Mit der Besetzung von Shanghai durch die Amerikaner 1945 konnte die Familie wieder gemeinsam wohnen. Eva nahm schließlich eine Stelle als ungelernte Verkäuferin in einem Herren-Artikel-Geschäft an. Die Familie bemühte sich um Rückkehr nach Deutschland, aber erst im November 1950 konnten Eva und ihre Mutter Johanne Shanghai verlassen. Vater Alfred konnte erst Ende Dezember ausreisen und wurde nach seiner Ankunft im Januar 1951 als Staatenloser  in das Lager Föhrenwald in Bayern eingewiesen. Erst im August konnte Alfred Lilienthal nach Berlin zurückkehren.
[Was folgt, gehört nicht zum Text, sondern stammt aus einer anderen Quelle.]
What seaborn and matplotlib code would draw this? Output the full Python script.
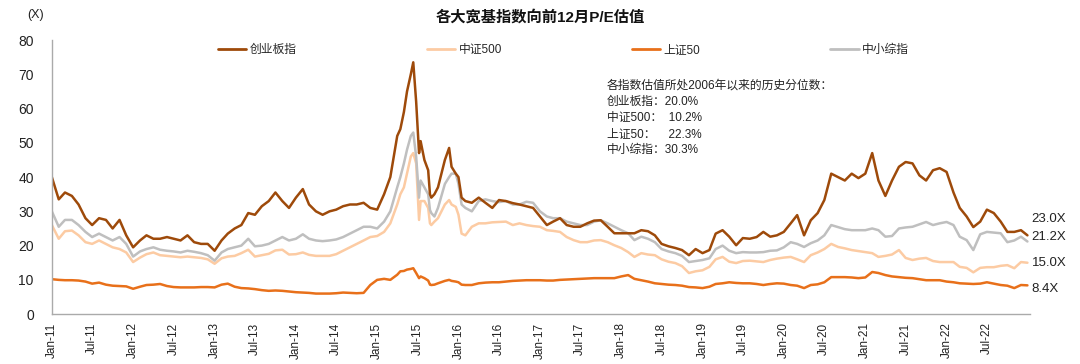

Eva und ihre Mutter waren zu diesem Zeitpunkt bereits nach Wiesbaden gezogen. Eva hatte auf der Rückreise per Schiff nach Deutschland Jürgen Kurt Jedicke kennengelernt. Beide fanden Arbeit bei der US-Army und Eva konnte so den Lebensunterhalt für sich und die Mutter verdienen. Eva sprach aufgrund ihres langen Aufenthaltes in Shanghai recht gut Englisch und absolvierte zusätzlich Kurse in englischer Kurzschrift und Schreibmaschine.  1954 heiratete Eva Lilienthal ihren Verlobten Jürgen Kurt Jedicke. 1955 wurde das erste Kind, ihr Sohn Peter geboren. 1956 wanderte das junge Paar mit dem inzwischen einjährigen Sohn Peter und der Mutter Johanne nach Kanada aus. Dort wurden zwei weitere Kinder geboren.

Eva und ihre Mutter blieben in engem Kontakt mit Alfred und kehrten zu Besuchen in ihre alte Heimatstadt Berlin zurück. 
Evas Eltern starben beide im Juni 1970, der Vater in Berlin, die Mutter in Kanada.